Albanië onderhoudt goede banden met de buurlanden en ziet regionale samenwerking als belangrijk onderdeel van het buitenlands beleid. De Albanese regering voert een constructief regionaal beleid en oefent een matigende invloed uit op de Kosovaarse leiders en de etnisch Albanese minderheden in de regio met het doel stabiliteit te bewaren.

De leden van de fractie van de SP menen tot slot dat het niet verstandig is de NAVO uit te breiden voordat de noodzakelijke discussie over de toekomst van de NAVO is gevoerd. Het is niet de verwachting dat de toetreding tot de NAVO van Albanië en Kroatië de discussie over de toekomst van de NAVO een andere koers zal geven. De regering is van mening dat beide landen bijdragen aan de veiligheid en stabiliteit van het bondgenootschap. De discussie over de toekomst van de NAVO zal met hun inbreng juist gebaat zijn.

De leden van de fractie van de VVD verzoeken om meer informatie over de mate waarin Albanië en Kroatië hebben aangetoond dat zij willen en kunnen bijdragen aan de veiligheid en stabiliteit in crisis- en conflictgebieden. Albanië draagt bij aan internationale operaties zoals ISAF, Operatie Iraqi Freedom, Operatie Althea in Bosnië-Herzegovina en Operatie Active Endeavour. Kroatië neemt deel aan ISAF en een groot aantal VN-missies. Daarnaast nemen beide landen deel aan de EU-missie in Tsjaad. In de bijlage is per land een gedetailleerdere beschrijving opgenomen van de inzet.1 De actieve deelname van beide landen aan internationale operaties heeft een positieve invloed op de verdere transformatie. Een en ander schetst naar het oordeel van de regering een positief beeld van de internationale inzetbaarheid van de Albanese en Kroatische krijgsmachten.

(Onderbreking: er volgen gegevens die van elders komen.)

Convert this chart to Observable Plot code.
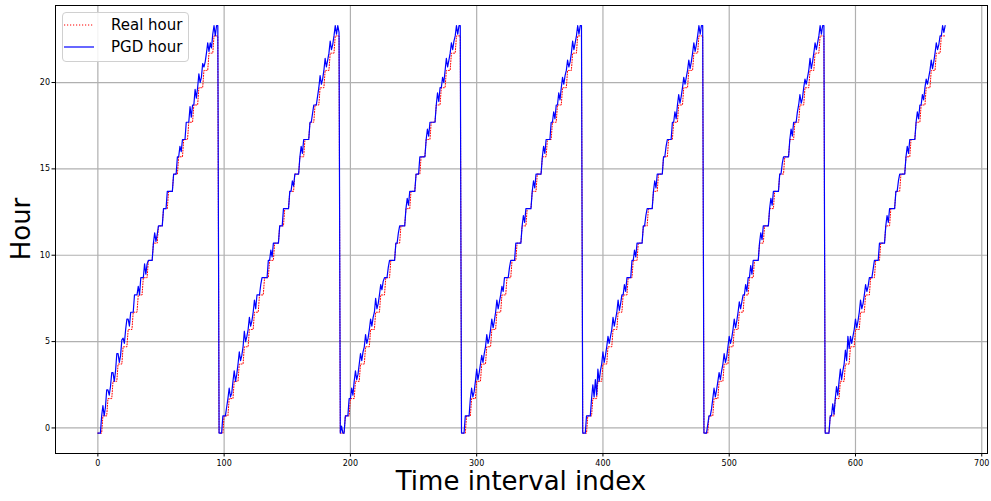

De leden van de fractie van de VVD vragen tevens of de krijgsmachten van de aspirant lidstaten zodanig zijn ingericht dat sprake is van een adequate internationale inzetbaarheid. Transformatie en het aanpassen van het defensieapparaat van beide aspirant lidstaten aan NAVO-standaarden komt de interoperabiliteit met andere bondgenoten ten goede. Dit is een continu proces dat de voortdurende aandacht heeft van alle bondgenoten. De regering kan bevestigen dat de defensiehervormingen in Albanië en Kroatië zeer vergaand zijn en onomkeerbaar. Dankzij de jaarlijkse MAP-cyclus is het planning-, budgettering- en implementatieproces van een goed niveau. Ook de structurele verhoging van het defensiebudget naar de NAVO-norm van 2% BNP in zowel Albanië als Kroatië is een voorbeeld van de goede ontwikkeling.

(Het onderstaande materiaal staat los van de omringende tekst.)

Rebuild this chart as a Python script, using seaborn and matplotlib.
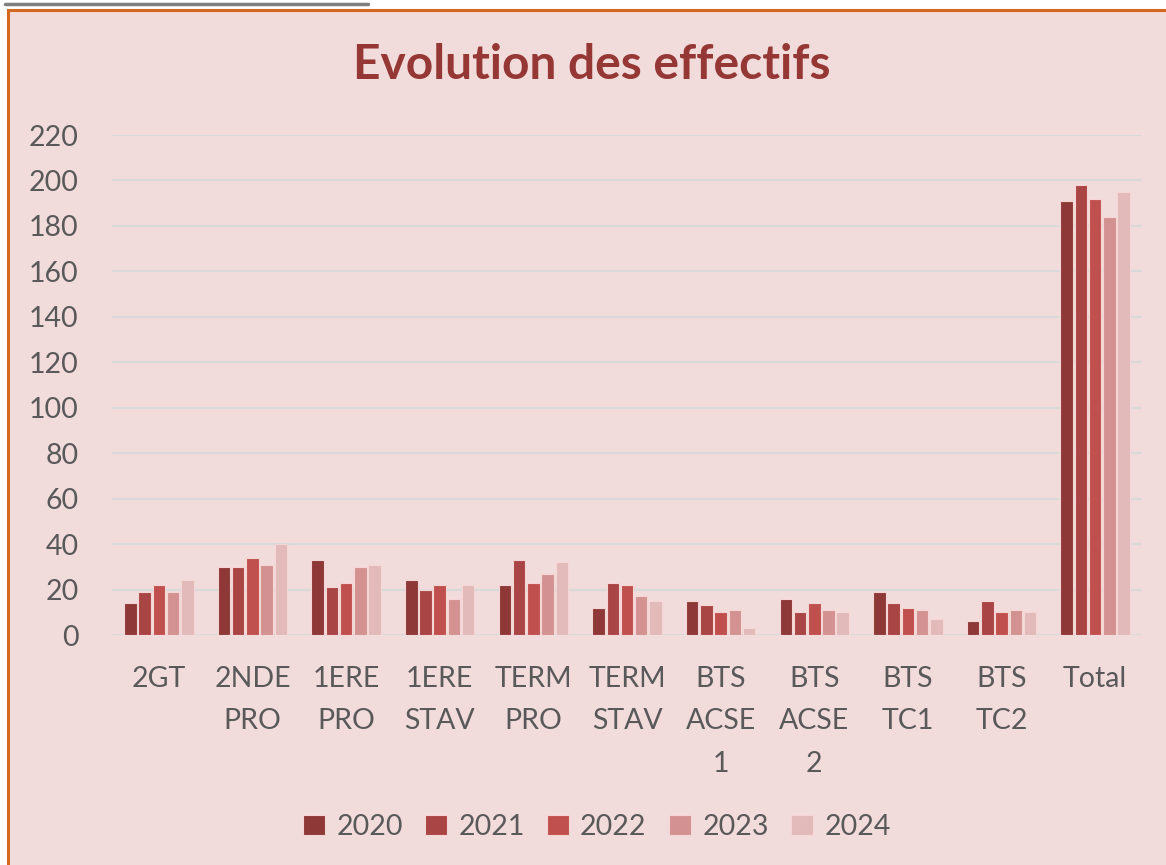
import matplotlib
matplotlib.use("Agg")
import matplotlib.pyplot as plt
from matplotlib.patches import Rectangle
import seaborn as sns
import pandas as pd

CLASSES = ["2GT", "2NDE\nPRO", "1ERE\nPRO", "1ERE\nSTAV", "TERM\nPRO", "TERM\nSTAV",
           "BTS\nACSE\n1", "BTS\nACSE\n2", "BTS\nTC1", "BTS\nTC2", "Total"]
YEARS = ["2020", "2021", "2022", "2023", "2024"]
Y2020 = [14, 30, 33, 24, 22, 12, 15, 16, 19, 6, 191]
Y2021 = [19, 30, 21, 20, 33, 23, 13, 10, 14, 15, 198]
Y2022 = [22, 34, 23, 22, 23, 22, 10, 14, 12, 10, 192]
Y2023 = [19, 31, 30, 16, 27, 17, 11, 11, 11, 11, 184]
Y2024 = [24, 40, 31, 22, 32, 15, 3, 10, 7, 10, 195]
YTICKS = list(range(0, 221, 20))

COLORS = ["#8E3838", "#AA4545", "#C0504D", "#D39291", "#E3BABA"]
BG = "#F2DCDB"
TEXT = "#595959"

rows = []
for year, vals in zip(YEARS, [Y2020, Y2021, Y2022, Y2023, Y2024]):
    for cls, v in zip(CLASSES, vals):
        rows.append({"classe": cls, "annee": year, "effectif": v})
df = pd.DataFrame(rows)

sns.set_style("white")
plt.rcParams["font.family"] = ["Lato", "DejaVu Sans"]

W, H = 1166, 865
fig = plt.figure(figsize=(W / 100, H / 100), dpi=100, facecolor="white")

# chart area with orange border (only top and left visible)
fig.patches.append(Rectangle((8 / W, -0.05), 1.1, (H - 10) / H + 0.05, transform=fig.transFigure,
                             facecolor=BG, edgecolor="#D2691E", linewidth=2.2, zorder=-10))
# underline of the cut-off heading above the chart
fig.lines.append(plt.Line2D([5 / W, 368 / W], [1 - 4 / H, 1 - 4 / H], transform=fig.transFigure,
                            color="#7F7F7F", linewidth=2.5, zorder=-5))

ax = fig.add_axes([112 / W, (H - 635) / H, 1030 / W, 500 / H])
ax.set_zorder(2)
ax.set_facecolor(BG)
sns.barplot(data=df, x="classe", y="effectif", hue="annee", palette=COLORS, saturation=1,
            width=0.76, gap=0.12, edgecolor="#F4D6D5", linewidth=0.8, ax=ax, zorder=3)

ax.set_ylim(0, 220)
ax.set_yticks(YTICKS)
ax.yaxis.grid(True, color="#D9D9D9", linewidth=1.6, zorder=0)
ax.set_axisbelow(True)
for s in ax.spines.values():
    s.set_visible(False)
ax.tick_params(axis="both", length=0, labelsize=20.5, colors=TEXT)
ax.tick_params(axis="y", pad=24)
ax.tick_params(axis="x", pad=22)
for lbl in ax.get_xticklabels():
    lbl.set_linespacing(1.8)
    lbl.set_verticalalignment("top")
ax.set_xlabel("")
ax.set_ylabel("")

fig.text(592 / W, 1 - 65 / H, "Evolution des effectifs", ha="center", va="center",
         fontsize=34.5, fontweight="bold", color="#953735", zorder=5)

handles, labels = ax.get_legend_handles_labels()
ax.legend(handles, labels, loc="center", bbox_to_anchor=(597 / W, 1 - 827 / H),
          bbox_transform=fig.transFigure, ncol=5, frameon=False, fontsize=20.5,
          labelcolor=TEXT, handlelength=0.75, handleheight=0.75, handletextpad=0.4,
          columnspacing=0.8)

fig.savefig("out.png", dpi=100, facecolor="white")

De regering erkent de door de fractieleden van de VVD genoemde noodzaak tot het evenredig verdelen van de lasten (burden sharing). In dat opzicht is, zoals hierboven beschreven, al veel bereikt. Aan beide landen ontbreekt het niet aan politieke wil om te leveren. Qua omvang van de bijdrage staat Albanië op de 24e plaats (van 40) leverende landen aan ISAF; Kroatië staat op de 19e plaats. Gegeven de bevolkingsomvang en het BNP van beide landen is dit geen geringe prestatie.

De minister van Buitenlandse Zaken,

M. J. M. Verhagen


XNoot
1

Ter inzage gelegd bij het Centraal Informatiepunt Tweede Kamer.